I started this project not only because I wanted to learn more about DBs, but also to try out the new I/O approach. It’s a nice fit: a (small) kv-store should be easy to embed in any project with any I/O usage, but also has some interesting needs to be as efficient as possible. Because the store is not the main program itself that can just throw io_uring at every problem, it has to rely on a good I/O abstraction. So a few observations from building an I/O abstraction that is very close to std.Io, but not quite:

  • O_DIRECT is needed as a hint for skipping the kernel cache. Otherwise performance tanks a lot. If the system does not support it, can be skipped safely.
  • fsync is needed as a guarantee for successful writes, with fdatasync as a further, noticeable optimization. For ACID we don’t need all metadata updates (only when file size changes). sync should be separated from write calls, we only want the speed penalty of sync when it is truly needed.
  • multiple writes: the current std API seems to support writes from multiple buffer into a consecutive block in the file. For WAL-merging the target ranges are all over the file, so multiple writes are necessary, with batching being a performance must. Could pass offsets: []usize as a write parameter …
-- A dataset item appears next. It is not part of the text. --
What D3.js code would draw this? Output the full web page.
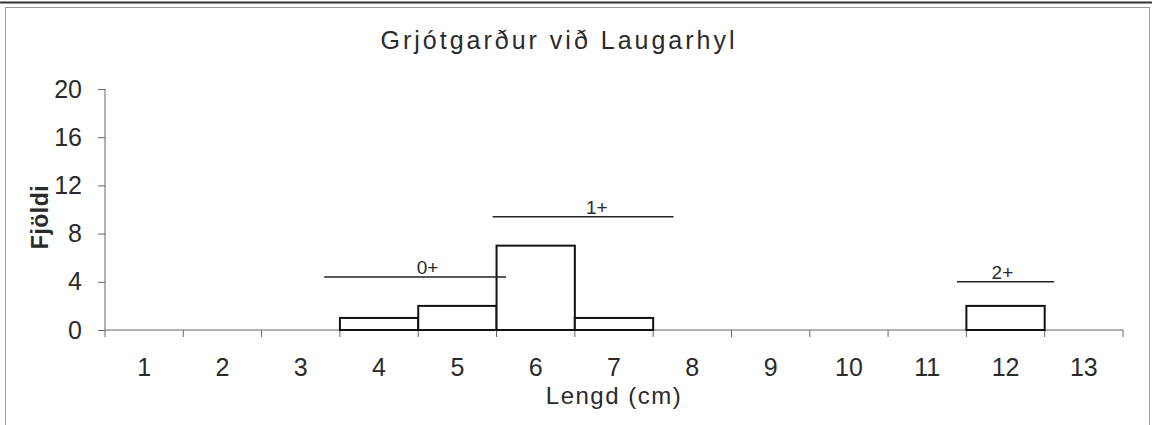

… or, a bit more radical proposal, have all IO operations return a Future. This allows batching from the backends, e.g. uring can submit multiple writes and only yield fibers on await. I did this by changing the IO VTable functions to something like fileSync: *const fn(*anyopaque, file: Io.File) Future(Io.SyncError!void). Blocking implementations can just fill the result of the future directly. Combined with some helper functions (or distinction between File.open and IO.openFile), it can look like this:

// how I used it
const future = file.sync(io);
const result = try future.await(io);
// as a one liner:
const result = try file.sync(io).once(io);

// or an idea to merge the `once` call into the file namespace, e.g.:
const result = try file.sync(io); // just a wrapper for the one liner ^^
// vs
const future = io.fileSync();

There is a non-detectable footgun lurking though, as you can but shouldn’t .once a future multiple times: it cannot change the future because it is *const from being inline (would be no problem with the namespace split idea, though). If there was already a discussion about why this approach wasn’t chosen, I’d be happy for some links. I doubt the current approach with io.async(writePage, …) can be as fast, but I’ll try it out once std.Io.IoUring works again. Changing the I/O calls in KVig is quick.
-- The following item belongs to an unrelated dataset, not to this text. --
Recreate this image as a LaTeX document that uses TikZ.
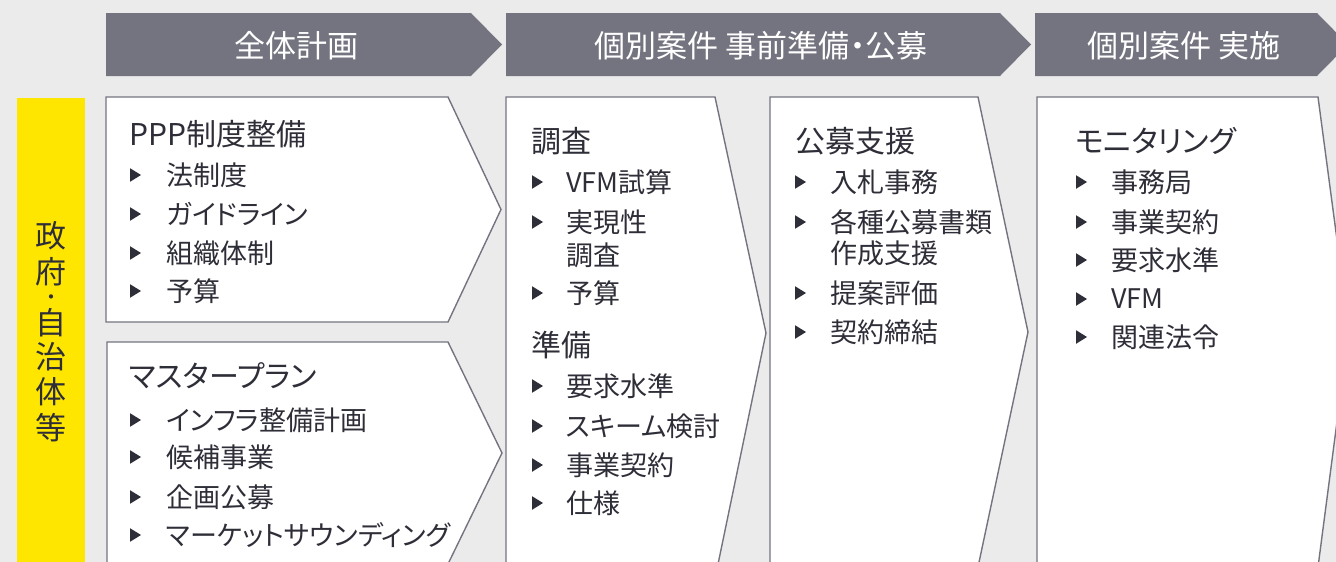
\documentclass[tikz,border=0pt]{standalone}
\usepackage{fontspec}
\newfontfamily\cjk[RawFeature=+palt]{Noto Sans CJK JP}
\definecolor{bg}{RGB}{235,235,235}
\definecolor{hdr}{RGB}{116,116,128}
\definecolor{edge}{RGB}{116,116,128}
\definecolor{txt}{RGB}{46,46,56}
\definecolor{eyyellow}{RGB}{255,230,0}
\newcommand\bitem[5]{\pic at (#2,#4) {bul}; \node[item] (#1) at (#3,#4) {#5};}
\begin{document}
\begin{tikzpicture}[x=1pt,y=-1pt,
  hdrshape/.style={fill=hdr,draw=none},
  boxshape/.style={fill=white,draw=edge,line width=1.4pt,line join=miter},
  hdrtext/.style={font=\cjk\fontsize{31}{36}\selectfont,text=white,inner sep=0pt},
  heading/.style={font=\cjk\fontsize{30}{36}\selectfont,text=txt,anchor=west,inner sep=0pt},
  item/.style={font=\cjk\fontsize{27}{33}\selectfont,text=txt,anchor=west,inner sep=0pt},
  vtext/.style={font=\cjk\fontsize{31}{36}\selectfont,text=txt,inner sep=0pt},
  bul/.pic={\fill[txt] (0,-6.8) -- (11,0) -- (0,6.8) -- cycle;}
]
\useasboundingbox (0,0) rectangle (1336,562);
\clip (0,0) rectangle (1336,562);
\fill[bg] (0,0) rectangle (1336,562);

% header chevrons
\fill[hdrshape] (106,13) -- (471,13) -- (502,44.5) -- (471,76) -- (106,76) -- cycle;
\fill[hdrshape] (506,13) -- (1000,13) -- (1031,44.5) -- (1000,76) -- (506,76) -- cycle;
\fill[hdrshape] (1035,13) -- (1317,13) -- (1348,44.5) -- (1317,76) -- (1035,76) -- cycle;
\node[hdrtext] (h1) at (296,46) {全体計画};
\node[hdrtext] (h2) at (761,46) {個別案件 事前準備・公募};
\node[hdrtext] (h3) at (1184,46) {個別案件 実施};

% yellow side bar
\fill[eyyellow] (17,98) rectangle (85,562);
\node[vtext] (v1) at (51,236) {政};
\node[vtext] (v2) at (51,272) {府};
\node[vtext,font=\cjk\fontsize{20}{22}\selectfont] (v3) at (51,300) {・};
\node[vtext] (v4) at (51,323) {自};
\node[vtext] (v5) at (51,357) {治};
\node[vtext] (v6) at (51,392) {体};
\node[vtext] (v7) at (51,428) {等};

% boxes
\draw[boxshape] (106,97) -- (448,97) -- (501,209.5) -- (448,322) -- (106,322) -- cycle;
\draw[boxshape] (107,342) -- (448,342) -- (502,453) -- (448,564) -- (107,564) -- cycle;
\draw[boxshape] (506,97) -- (715,97) -- (766,333) -- (717,569) -- (506,569) -- cycle;
\draw[boxshape] (770,97) -- (978,97) -- (1028,332) -- (978,567) -- (770,567) -- cycle;
\draw[boxshape] (1037,97) -- (1318,97) -- (1349,330) -- (1318,567) -- (1037,567) -- cycle;

% box 1
\node[heading] (b1h) at (129,134.5) {PPP制度整備};
\bitem{b1i1}{130}{166}{175}{法制度}
\bitem{b1i2}{130}{166}{214}{ガイドライン}
\bitem{b1i3}{130}{166}{253}{組織体制}
\bitem{b1i4}{130}{166}{291}{予算}

% box 2
\node[heading] (b2h) at (129,376) {マスタープラン};
\bitem{b2i1}{130}{166}{420}{インフラ整備計画}
\bitem{b2i2}{130}{166}{457}{候補事業}
\bitem{b2i3}{130}{166}{497}{企画公募}
\bitem{b2i4}{130}{166}{535}{マーケットサウンディング}

% box 3
\node[heading] (b3h) at (531,141) {調査};
\bitem{b3i1}{532}{566}{182}{VFM試算}
\bitem{b3i2}{532}{566}{222}{実現性}
\node[item] (b3i2b) at (566,255) {調査};
\bitem{b3i3}{532}{566}{293}{予算}
\node[heading] (b3h2) at (531,345) {準備};
\bitem{b3i4}{532}{566}{386}{要求水準}
\bitem{b3i5}{532}{566}{426}{スキーム検討}
\bitem{b3i6}{532}{566}{465}{事業契約}
\bitem{b3i7}{532}{566}{503}{仕様}

% box 4
\node[heading] (b4h) at (795,141) {公募支援};
\bitem{b4i1}{795}{830}{182}{入札事務}
\bitem{b4i2}{795}{830}{222}{各種公募書類}
\node[item] (b4i2b) at (830,253) {作成支援};
\bitem{b4i3}{795}{830}{293}{提案評価}
\bitem{b4i4}{795}{830}{332}{契約締結}

% box 5
\node[heading] (b5h) at (1075,141) {モニタリング};
\bitem{b5i1}{1076}{1111}{182}{事務局}
\bitem{b5i2}{1076}{1111}{222}{事業契約}
\bitem{b5i3}{1076}{1111}{260}{要求水準}
\bitem{b5i4}{1076}{1111}{299}{VFM}
\bitem{b5i5}{1076}{1111}{337}{関連法令}
\end{tikzpicture}
\end{document}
All in all, if these three things are implemented (and I’d be happy to help out if accepted), the performance hits levels of lmdb, which is to say, it’s very fast, while still being abstract enough for a I/O testing implementation. Cannot wait to implement one – another perfect fit for a DB, to emulate all possible errors and thread races –, but for that I’d like to have decided on a I/O API.

Cheers!

6 Likes

Codeberg is down, so I can’t check the code, but I wonder what do you do in await/once?

There are benefits to this kind of future-based code, but there are also downsides. Everything then gets more complex. Code needs to be aware of asynchronicity. While using std.Io, libraries can be written in a way that is completely oblivious to the fact that they could run in an asynchronous context.
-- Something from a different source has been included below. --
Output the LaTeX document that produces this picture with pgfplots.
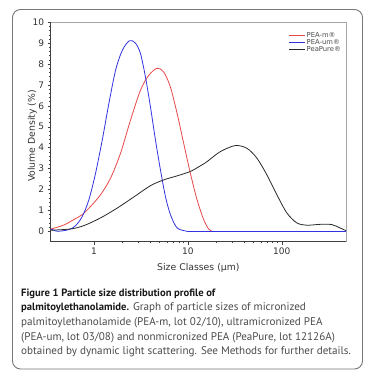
\documentclass[border=0pt]{standalone}
\usepackage{fontspec}
\usepackage{pgfplots}
\pgfplotsset{compat=1.18}
\setmainfont{DejaVu Sans}
\newfontfamily\capfont{PT Sans}

\definecolor{cred}{RGB}{232,72,72}
\definecolor{cblue}{RGB}{50,50,225}
\definecolor{cblack}{RGB}{40,40,40}
\definecolor{framec}{RGB}{120,120,120}
\definecolor{axgray}{RGB}{165,165,165}
\definecolor{captxt}{RGB}{75,75,75}

\begin{document}
\begin{tikzpicture}[x=1pt,y=1pt]
\fill[white] (0,0) rectangle (376,377);
\useasboundingbox (0,0) rectangle (376,377);
\draw[framec, line width=0.9pt, rounded corners=8pt] (12.5,8) rectangle (362.5,367.5);
\begin{axis}[
  name=ax,
  at={(50.7pt,135.3pt)}, anchor=south west,
  scale only axis, width=295.3pt, height=219.4pt,
  xmode=log, xmin=0.347, xmax=482, ymin=-0.5, ymax=10,
  axis lines=left,
  axis line style={-, draw=black!75, line width=0.6pt},
  log ticks with fixed point,
  /pgf/number format/assume math mode=true,
  xtick={1,10,100},
  ytick={0,1,2,3,4,5,6,7,8,9,10},
  minor y tick num=4,
  tick align=outside,
  major tick length=3pt, minor tick length=1.8pt,
  tick style={draw=black!75, line width=0.5pt},
  ticklabel style={font=\fontsize{9}{10}\selectfont, text=black!80},
  xlabel={Size Classes (μm)},
  ylabel={Volume Density (\%)},
  xlabel shift=2pt,
  ylabel shift=-7pt,
  ylabel style={yshift=-4pt, xshift=-4pt},
  label style={font=\fontsize{9.3}{11}\selectfont, text=black!80},
  legend style={at={(0.99,0.965)}, anchor=north east, draw=none, fill=none,
    font=\fontsize{6.8}{7}\selectfont, text=black!70, row sep=-1.5pt,
    inner sep=1pt, nodes={inner sep=1pt}},
  legend cell align=left,
  legend image code/.code={\draw[#1, line width=0.6pt] (0pt,0pt) -- (16pt,0pt);},
]
\addplot[cred, line width=0.8pt, smooth] coordinates {
(0.347,0.10) (0.480,0.30) (0.613,0.56) (0.753,0.80) (0.923,1.19) (1.178,1.75)
(1.504,2.54) (1.920,3.73) (2.453,5.32) (3.132,6.75) (3.836,7.46) (4.710,7.80)
(5.535,7.62) (6.520,6.90) (7.681,5.64) (9.025,4.21) (10.63,2.78) (12.52,1.51)
(14.72,0.56) (16.63,0.11) (18.07,0)
};
\addlegendentry{PEA-m®}
\addplot[cblue, line width=0.8pt, smooth] coordinates {
(0.347,0.11) (0.409,0.0) (0.543,0.08) (0.639,0.27) (0.753,0.71) (0.885,1.51)
(1.042,2.78) (1.228,4.37) (1.443,6.11) (1.700,7.70) (2.002,8.65) (2.393,9.12)
(2.772,9.0) (3.132,8.5) (3.538,7.38) (4.000,5.95) (4.519,4.37) (5.107,2.94)
(5.769,1.67) (6.520,0.80) (7.681,0.16) (9.8,0)
};
\addlegendentry{PEA-um®}
\addplot[cblack, line width=0.8pt, smooth] coordinates {
(0.347,0.05) (0.566,0.11) (0.783,0.27) (1.178,0.64) (1.772,1.11) (2.659,1.64)
(4.000,2.18) (5.535,2.46) (7.681,2.65) (10.63,2.86) (13.57,3.13) (15.99,3.33)
(22.13,3.81) (31.93,4.10) (42.51,3.97) (54.28,3.50) (69.31,2.70) (88.48,1.75)
(113.0,0.88) (144.3,0.40) (184.2,0.29) (255.0,0.33) (339.5,0.32) (415.7,0.16)
(481.6,0.03)
};
\addlegendentry{PeaPure®}
\addplot[cred, line width=0.8pt, forget plot] coordinates {(18.07,0) (482,0)};
\addplot[cblue, line width=0.8pt, forget plot] coordinates {(9.8,0) (482,0)};
\end{axis}
\draw[axgray, line width=0.8pt] (ax.north west) -- (ax.north east) -- (ax.south east);
\node[anchor=base west, inner sep=0pt, font=\capfont\fontsize{10.6}{12}\selectfont\bfseries, text=black!90]
  at (21,80.8) {Figure 1 Particle size distribution profile of};
\node[anchor=base west, inner sep=0pt, font=\capfont\fontsize{11.1}{12}\selectfont, text=captxt]
  at (21,66.2) {{\fontsize{10.6}{12}\selectfont\bfseries\color{black!90}palmitoylethanolamide.} Graph of particle sizes of micronized};
\node[anchor=base west, inner sep=0pt, font=\capfont\fontsize{11.1}{12}\selectfont, text=captxt]
  at (21,51.8) {palmitoylethanolamide (PEA-m, lot 02/10), ultramicronized PEA};
\node[anchor=base west, inner sep=0pt, font=\capfont\fontsize{11.1}{12}\selectfont, text=captxt]
  at (21,36.8) {(PEA-um, lot 03/08) and nonmicronized PEA (PeaPure, lot 12126A)};
\node[anchor=base west, inner sep=0pt, font=\capfont\fontsize{11.1}{12}\selectfont, text=captxt]
  at (21,22.5) {obtained by dynamic light scattering. See Methods for further details.};
\end{tikzpicture}
\end{document}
My Io nearly does the same as std.Io. But the API of the implementation (Threaded, Evented, …) does not return the result of an operation, but a Future of that operation. If you look at std.Io.VTableit has something like fileStat: *const fn (?*anyopaque, File) File.StatError!File.Stat – I would suggest to change it to return Future(File.StatError!File.Stat).

The library that does not care about that async/Future stuff could still use a wrapper. My suggested namespace split, for a blocking future call, i.e. const stat = File.stat(io) would just be a wrapper around const future = io.vtable.fileStat(file); return future.await(io); (that’s basically what my once does). If your library cares about potential async-yness, it could use e.g. const future = io.fileState(file);Two ways of I/O, but for the I/O implementation it’s the same, and you can still have the nice api of const stat = File.stat(io).

When having multiple I/O operations I really don’t want the overhead of all the fibers/context switching with dozens of async calls, when I only want to give the kernel a list of write commands.

await/once source; same as std.Io – just that once doesn’t update the future, introducing problems when using a Future after calling once. But allows it to have the .once(io) call just after future construction.

pub fn Future(Result: type) type {
    return struct {
        anyfuture: ?*AnyFuture,
        result: Result,

        pub fn await(f: *@This(), io: Io) Result {
            const anyfuture = f.anyfuture orelse return f.result;
            io.vtable.await(io.userdata, anyfuture, std.mem.asBytes(&f.result));
            f.anyfuture = null;
            return f.result;
        }

        pub fn once(f: @This(), io: Io) Result {
            const anyfuture = f.anyfuture orelse return f.result;
            var result: Result = undefined;
            io.vtable.await(io.userdata, anyfuture, std.mem.asBytes(&result));
            return result;
        }
    };
}

Interesting. I wrote an alternative implementation of the std.Io interface, but I also have a custom interface for the runtime. I was considering having e.g. both read and asyncRead methods in the custom API, one that would seem blocking, one that would return a future-like object. The later one would be mainly for using it in select. But all of this only works if you have an event loop in the background, because e.g. with kqueue, you need to actually run the recv syscall yourself after getting readiness status, plus things like fstat needs to actually run in a different thread. Can’t wait for codeberg to get back up, so that I can check how you do this.